In the event of my death, I have decided to write this to you, my family, while still alive. I want to be remembered for who I am: a mostly moral person.
No matter how I die, whether it is within high school or college or afterward, I have a request.
I have no desire to be embalmed or made up. I’m not getting post mortem Botox. I do not want to be buried in a plot next to my mother or father. Modern day burial not only hurts the environment via embalming fluid, but it is also very wasteful. Why should they put me in a metal casket and douse it with concrete? Why not use these resources for living progress and innovation? Why not build a skyscraper or a rocket to Mars with those materials? Maybe I’ll be immortalized by sending my poetry on a golden record in a new Voyager.
I have no desire to be cremated. The fossil fuels used for a single cremation, even on aborted fetuses and stillborn babies is enough to drive a car for 500 miles. Why not celebrate my life with a road trip instead?

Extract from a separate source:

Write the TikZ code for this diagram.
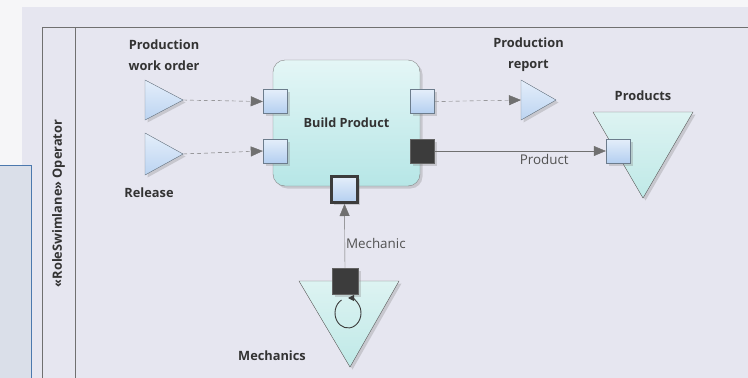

Lower my body into the ground in a wicker casket, with my cat’s remains in my arms, straight into the ground. Right in the dirt with the worms. You can commemorate my short time on Earth with a plaque or a headstone. Use my body’s decomposition to grow trees and wildflowers. Sit a few chairs and a table by my graveside and watch nature take me back.
I was born an animal. For the majority of my childhood, up until 17, I consumed animals. Let the cows, chickens, pigs, and whitetail deer have their nip at me. After all we have all done to these creatures, give them the chance they deserve. We deserve to give back to the world if we want, and we should do it before it’s too late.
Finally, as a writer, what’s death without a good epitaph? Though I love the Slaughterhouse Five epitaph, I feel that plagiarizing one of my favorite fellow Hoosiers would be disgraceful.
Here is my own:
I am not an ivy, I am a tree with roots. Let me feed you as you have fed me.
That is all. I am resting well now, so I have to tell you: good night.